● **Data**
______
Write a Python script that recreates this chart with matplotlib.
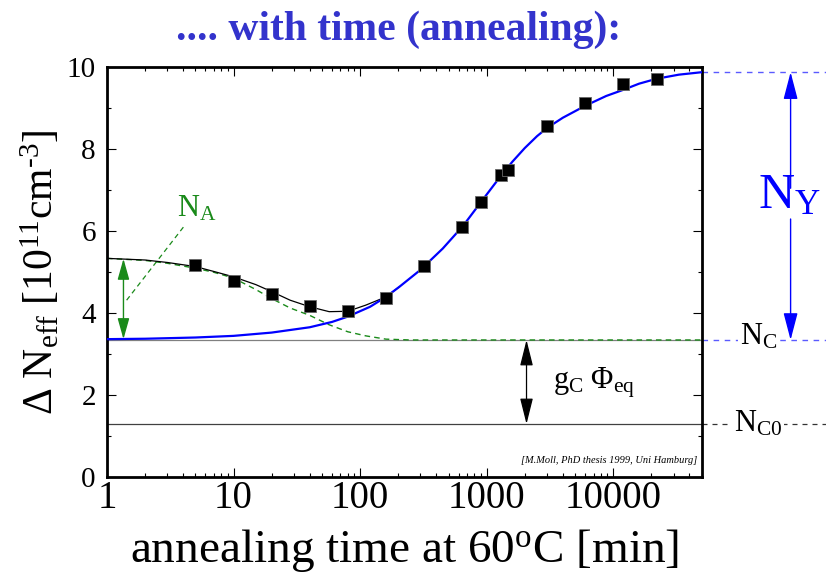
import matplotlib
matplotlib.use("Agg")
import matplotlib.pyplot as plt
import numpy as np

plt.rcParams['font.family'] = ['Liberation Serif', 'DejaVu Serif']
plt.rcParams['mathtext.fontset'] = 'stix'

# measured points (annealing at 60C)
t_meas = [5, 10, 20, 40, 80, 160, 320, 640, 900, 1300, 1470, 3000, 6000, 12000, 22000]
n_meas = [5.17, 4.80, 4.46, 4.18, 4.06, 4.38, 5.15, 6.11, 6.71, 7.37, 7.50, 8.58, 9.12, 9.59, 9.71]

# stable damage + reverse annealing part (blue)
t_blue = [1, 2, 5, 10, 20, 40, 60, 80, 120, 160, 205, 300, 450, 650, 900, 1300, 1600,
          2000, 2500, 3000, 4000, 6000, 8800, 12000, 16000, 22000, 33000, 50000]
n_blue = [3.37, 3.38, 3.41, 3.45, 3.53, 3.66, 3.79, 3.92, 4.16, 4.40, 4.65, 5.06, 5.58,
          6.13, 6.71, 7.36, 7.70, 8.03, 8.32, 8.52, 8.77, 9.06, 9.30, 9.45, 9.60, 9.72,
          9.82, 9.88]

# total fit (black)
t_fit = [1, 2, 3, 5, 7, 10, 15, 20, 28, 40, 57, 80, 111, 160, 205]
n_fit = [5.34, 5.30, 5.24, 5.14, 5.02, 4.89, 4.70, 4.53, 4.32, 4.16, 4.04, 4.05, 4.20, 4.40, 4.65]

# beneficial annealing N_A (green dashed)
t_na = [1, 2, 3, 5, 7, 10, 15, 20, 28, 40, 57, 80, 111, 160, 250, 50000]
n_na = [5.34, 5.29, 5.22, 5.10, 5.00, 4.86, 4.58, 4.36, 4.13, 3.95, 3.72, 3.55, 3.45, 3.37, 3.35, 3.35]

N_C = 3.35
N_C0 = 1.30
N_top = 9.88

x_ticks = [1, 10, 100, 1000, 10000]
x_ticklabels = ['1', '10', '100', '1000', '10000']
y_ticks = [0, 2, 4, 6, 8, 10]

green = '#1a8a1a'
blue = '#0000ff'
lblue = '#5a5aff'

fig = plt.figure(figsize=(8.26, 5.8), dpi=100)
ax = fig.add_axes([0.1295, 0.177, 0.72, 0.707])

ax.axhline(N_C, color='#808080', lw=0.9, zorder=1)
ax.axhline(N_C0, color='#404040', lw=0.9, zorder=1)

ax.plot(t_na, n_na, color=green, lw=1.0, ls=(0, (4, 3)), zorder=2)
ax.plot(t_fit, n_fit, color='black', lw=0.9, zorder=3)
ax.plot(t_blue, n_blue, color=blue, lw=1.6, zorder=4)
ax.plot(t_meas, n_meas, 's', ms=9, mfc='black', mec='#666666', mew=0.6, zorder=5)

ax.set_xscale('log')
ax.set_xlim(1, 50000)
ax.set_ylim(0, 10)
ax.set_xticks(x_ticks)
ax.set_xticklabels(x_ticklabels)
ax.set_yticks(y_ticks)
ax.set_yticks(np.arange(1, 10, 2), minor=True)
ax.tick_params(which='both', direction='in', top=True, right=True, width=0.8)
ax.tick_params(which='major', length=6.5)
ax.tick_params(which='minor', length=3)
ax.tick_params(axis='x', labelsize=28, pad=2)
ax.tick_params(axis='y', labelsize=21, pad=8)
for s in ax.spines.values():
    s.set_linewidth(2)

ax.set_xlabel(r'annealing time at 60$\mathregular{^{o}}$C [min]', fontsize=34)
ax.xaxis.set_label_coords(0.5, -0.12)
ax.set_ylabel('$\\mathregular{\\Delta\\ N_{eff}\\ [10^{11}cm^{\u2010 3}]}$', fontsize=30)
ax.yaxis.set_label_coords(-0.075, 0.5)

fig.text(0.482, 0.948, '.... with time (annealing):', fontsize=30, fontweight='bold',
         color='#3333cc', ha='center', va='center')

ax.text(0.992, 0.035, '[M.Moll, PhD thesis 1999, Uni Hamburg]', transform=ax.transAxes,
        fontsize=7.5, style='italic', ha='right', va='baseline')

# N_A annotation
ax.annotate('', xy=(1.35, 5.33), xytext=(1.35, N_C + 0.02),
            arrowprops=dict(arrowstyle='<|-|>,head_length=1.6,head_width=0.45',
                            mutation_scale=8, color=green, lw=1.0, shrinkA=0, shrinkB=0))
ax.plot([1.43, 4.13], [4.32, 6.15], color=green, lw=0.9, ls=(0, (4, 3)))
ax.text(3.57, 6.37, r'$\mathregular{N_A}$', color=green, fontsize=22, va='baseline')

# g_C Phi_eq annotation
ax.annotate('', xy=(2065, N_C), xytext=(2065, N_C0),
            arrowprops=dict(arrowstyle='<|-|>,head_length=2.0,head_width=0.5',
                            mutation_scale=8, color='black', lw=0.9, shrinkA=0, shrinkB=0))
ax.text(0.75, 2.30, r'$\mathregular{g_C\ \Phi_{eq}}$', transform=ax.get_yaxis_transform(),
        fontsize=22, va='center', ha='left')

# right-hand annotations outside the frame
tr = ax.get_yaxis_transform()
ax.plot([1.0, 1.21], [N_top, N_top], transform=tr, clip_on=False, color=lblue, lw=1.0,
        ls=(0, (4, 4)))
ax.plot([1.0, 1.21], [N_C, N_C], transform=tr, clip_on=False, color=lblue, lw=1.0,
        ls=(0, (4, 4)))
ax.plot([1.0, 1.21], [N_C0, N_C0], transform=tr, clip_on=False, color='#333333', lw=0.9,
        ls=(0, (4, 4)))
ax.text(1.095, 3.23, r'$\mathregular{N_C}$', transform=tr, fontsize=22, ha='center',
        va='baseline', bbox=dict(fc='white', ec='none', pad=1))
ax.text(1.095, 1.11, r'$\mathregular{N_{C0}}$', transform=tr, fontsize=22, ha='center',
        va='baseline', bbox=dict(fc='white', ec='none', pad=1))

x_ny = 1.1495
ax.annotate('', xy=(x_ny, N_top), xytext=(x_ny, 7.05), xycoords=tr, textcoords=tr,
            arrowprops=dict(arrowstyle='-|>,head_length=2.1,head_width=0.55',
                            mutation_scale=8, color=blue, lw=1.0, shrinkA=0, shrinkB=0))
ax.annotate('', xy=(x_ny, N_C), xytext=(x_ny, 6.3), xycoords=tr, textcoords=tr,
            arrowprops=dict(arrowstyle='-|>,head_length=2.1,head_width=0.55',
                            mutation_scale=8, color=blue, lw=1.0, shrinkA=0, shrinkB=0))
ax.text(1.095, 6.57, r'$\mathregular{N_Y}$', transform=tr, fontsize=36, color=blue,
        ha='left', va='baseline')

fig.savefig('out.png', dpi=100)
______
● **Request**
Reproduce all of the data exactly, omitting each picture it holds.

● **Reply to the task**
Write a Python script that recreates this chart with matplotlib.
import matplotlib
matplotlib.use("Agg")
import matplotlib.pyplot as plt
import numpy as np

plt.rcParams['font.family'] = ['Liberation Serif', 'DejaVu Serif']
plt.rcParams['mathtext.fontset'] = 'stix'

# measured points (annealing at 60C)
t_meas = [5, 10, 20, 40, 80, 160, 320, 640, 900, 1300, 1470, 3000, 6000, 12000, 22000]
n_meas = [5.17, 4.80, 4.46, 4.18, 4.06, 4.38, 5.15, 6.11, 6.71, 7.37, 7.50, 8.58, 9.12, 9.59, 9.71]

# stable damage + reverse annealing part (blue)
t_blue = [1, 2, 5, 10, 20, 40, 60, 80, 120, 160, 205, 300, 450, 650, 900, 1300, 1600,
          2000, 2500, 3000, 4000, 6000, 8800, 12000, 16000, 22000, 33000, 50000]
n_blue = [3.37, 3.38, 3.41, 3.45, 3.53, 3.66, 3.79, 3.92, 4.16, 4.40, 4.65, 5.06, 5.58,
          6.13, 6.71, 7.36, 7.70, 8.03, 8.32, 8.52, 8.77, 9.06, 9.30, 9.45, 9.60, 9.72,
          9.82, 9.88]

# total fit (black)
t_fit = [1, 2, 3, 5, 7, 10, 15, 20, 28, 40, 57, 80, 111, 160, 205]
n_fit = [5.34, 5.30, 5.24, 5.14, 5.02, 4.89, 4.70, 4.53, 4.32, 4.16, 4.04, 4.05, 4.20, 4.40, 4.65]

# beneficial annealing N_A (green dashed)
t_na = [1, 2, 3, 5, 7, 10, 15, 20, 28, 40, 57, 80, 111, 160, 250, 50000]
n_na = [5.34, 5.29, 5.22, 5.10, 5.00, 4.86, 4.58, 4.36, 4.13, 3.95, 3.72, 3.55, 3.45, 3.37, 3.35, 3.35]

N_C = 3.35
N_C0 = 1.30
N_top = 9.88

x_ticks = [1, 10, 100, 1000, 10000]
x_ticklabels = ['1', '10', '100', '1000', '10000']
y_ticks = [0, 2, 4, 6, 8, 10]

green = '#1a8a1a'
blue = '#0000ff'
lblue = '#5a5aff'

fig = plt.figure(figsize=(8.26, 5.8), dpi=100)
ax = fig.add_axes([0.1295, 0.177, 0.72, 0.707])

ax.axhline(N_C, color='#808080', lw=0.9, zorder=1)
ax.axhline(N_C0, color='#404040', lw=0.9, zorder=1)

ax.plot(t_na, n_na, color=green, lw=1.0, ls=(0, (4, 3)), zorder=2)
ax.plot(t_fit, n_fit, color='black', lw=0.9, zorder=3)
ax.plot(t_blue, n_blue, color=blue, lw=1.6, zorder=4)
ax.plot(t_meas, n_meas, 's', ms=9, mfc='black', mec='#666666', mew=0.6, zorder=5)

ax.set_xscale('log')
ax.set_xlim(1, 50000)
ax.set_ylim(0, 10)
ax.set_xticks(x_ticks)
ax.set_xticklabels(x_ticklabels)
ax.set_yticks(y_ticks)
ax.set_yticks(np.arange(1, 10, 2), minor=True)
ax.tick_params(which='both', direction='in', top=True, right=True, width=0.8)
ax.tick_params(which='major', length=6.5)
ax.tick_params(which='minor', length=3)
ax.tick_params(axis='x', labelsize=28, pad=2)
ax.tick_params(axis='y', labelsize=21, pad=8)
for s in ax.spines.values():
    s.set_linewidth(2)

ax.set_xlabel(r'annealing time at 60$\mathregular{^{o}}$C [min]', fontsize=34)
ax.xaxis.set_label_coords(0.5, -0.12)
ax.set_ylabel('$\\mathregular{\\Delta\\ N_{eff}\\ [10^{11}cm^{\u2010 3}]}$', fontsize=30)
ax.yaxis.set_label_coords(-0.075, 0.5)

fig.text(0.482, 0.948, '.... with time (annealing):', fontsize=30, fontweight='bold',
         color='#3333cc', ha='center', va='center')

ax.text(0.992, 0.035, '[M.Moll, PhD thesis 1999, Uni Hamburg]', transform=ax.transAxes,
        fontsize=7.5, style='italic', ha='right', va='baseline')

# N_A annotation
ax.annotate('', xy=(1.35, 5.33), xytext=(1.35, N_C + 0.02),
            arrowprops=dict(arrowstyle='<|-|>,head_length=1.6,head_width=0.45',
                            mutation_scale=8, color=green, lw=1.0, shrinkA=0, shrinkB=0))
ax.plot([1.43, 4.13], [4.32, 6.15], color=green, lw=0.9, ls=(0, (4, 3)))
ax.text(3.57, 6.37, r'$\mathregular{N_A}$', color=green, fontsize=22, va='baseline')

# g_C Phi_eq annotation
ax.annotate('', xy=(2065, N_C), xytext=(2065, N_C0),
            arrowprops=dict(arrowstyle='<|-|>,head_length=2.0,head_width=0.5',
                            mutation_scale=8, color='black', lw=0.9, shrinkA=0, shrinkB=0))
ax.text(0.75, 2.30, r'$\mathregular{g_C\ \Phi_{eq}}$', transform=ax.get_yaxis_transform(),
        fontsize=22, va='center', ha='left')

# right-hand annotations outside the frame
tr = ax.get_yaxis_transform()
ax.plot([1.0, 1.21], [N_top, N_top], transform=tr, clip_on=False, color=lblue, lw=1.0,
        ls=(0, (4, 4)))
ax.plot([1.0, 1.21], [N_C, N_C], transform=tr, clip_on=False, color=lblue, lw=1.0,
        ls=(0, (4, 4)))
ax.plot([1.0, 1.21], [N_C0, N_C0], transform=tr, clip_on=False, color='#333333', lw=0.9,
        ls=(0, (4, 4)))
ax.text(1.095, 3.23, r'$\mathregular{N_C}$', transform=tr, fontsize=22, ha='center',
        va='baseline', bbox=dict(fc='white', ec='none', pad=1))
ax.text(1.095, 1.11, r'$\mathregular{N_{C0}}$', transform=tr, fontsize=22, ha='center',
        va='baseline', bbox=dict(fc='white', ec='none', pad=1))

x_ny = 1.1495
ax.annotate('', xy=(x_ny, N_top), xytext=(x_ny, 7.05), xycoords=tr, textcoords=tr,
            arrowprops=dict(arrowstyle='-|>,head_length=2.1,head_width=0.55',
                            mutation_scale=8, color=blue, lw=1.0, shrinkA=0, shrinkB=0))
ax.annotate('', xy=(x_ny, N_C), xytext=(x_ny, 6.3), xycoords=tr, textcoords=tr,
            arrowprops=dict(arrowstyle='-|>,head_length=2.1,head_width=0.55',
                            mutation_scale=8, color=blue, lw=1.0, shrinkA=0, shrinkB=0))
ax.text(1.095, 6.57, r'$\mathregular{N_Y}$', transform=tr, fontsize=36, color=blue,
        ha='left', va='baseline')

fig.savefig('out.png', dpi=100)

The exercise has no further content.